The Strategic Forces Triad: End of the Road?
By the early to mid-1980s, the United States will be unable to repose confidence in the ability of all save a small fraction of its silo-housed missile force to ride out a Soviet first nuclear strike. The possible implications of this early predictable development, and the policy choices that it poses for the U.S. government, are the subjects of this article.
Colin S. Gray is a member of the professional staff of the Hudson Institute and was formerly Assistant Director of the International Institute for Strategic Studies, in London. He is the author of The Soviet-American Arms Race, the forthcoming book, Strategic Studies and Public Policy: The American Experience, and other works.
By the early to mid-1980s, the United States will be unable to repose confidence in the ability of all save a small fraction of its silo-housed missile force to ride out a Soviet first nuclear strike. The possible implications of this early predictable development, and the policy choices that it poses for the U.S. government, are the subjects of this article.

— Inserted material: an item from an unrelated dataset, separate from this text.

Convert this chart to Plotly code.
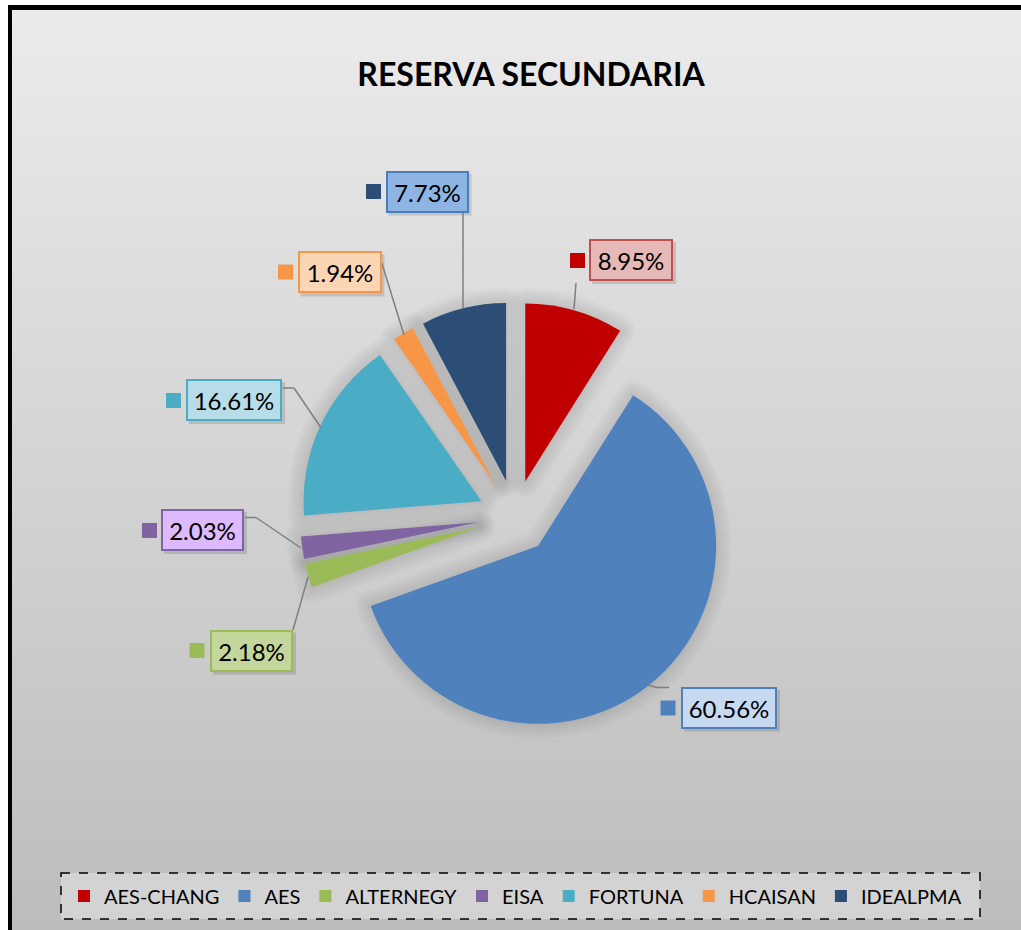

For nearly 20 years the United States has maintained a triad of strategic forces, comprising silo-housed intercontinental ballistic missiles (ICBMs), submarine-launched ballistic missiles (SLBMs), and manned penetrating bombers. An entire leg of this triad is approaching mass obsolescence - as currently deployed in fixed hardened sites. Although the growing debate over the meaning of silo vulnerability is focused heavily upon the issue of whether or not a follow-on ICBM, called MX (missile experimental), should be developed and procured - and if so, how it should be deployed - the MX debate is operating as a catalyst to open, or reopen, discussion of a wide-ranging set of strategic and political issues. At stake in, and closely related to, the MX/ICBM debate are matters of far deeper significance than might immediately be discerned. At one level, it is the technical merits of a particular weapon system, in all aspects, that are being debated - but behind the technical issues lurk such questions as the following: What will the United States ask of its strategic forces in the 1980s and 1990s (i.e., what quantity and quality of strategic posture will be appropriately supportive of American foreign policy)? How do we deter the Soviet Union in plausible (or not implausible) crises and conflicts in the 1980s and 1990s? How do the strategic forces contribute to that deterrence?
To a major degree, technical answers must be driven by broad political-military choice. Our foreign policy goals, be they more or less expansive than in the past, should point to a prudent strategic doctrine for the United States - and such a prudent strategic doctrine, in turn, should indicate greater or lesser interest in particular kinds of strategic capability.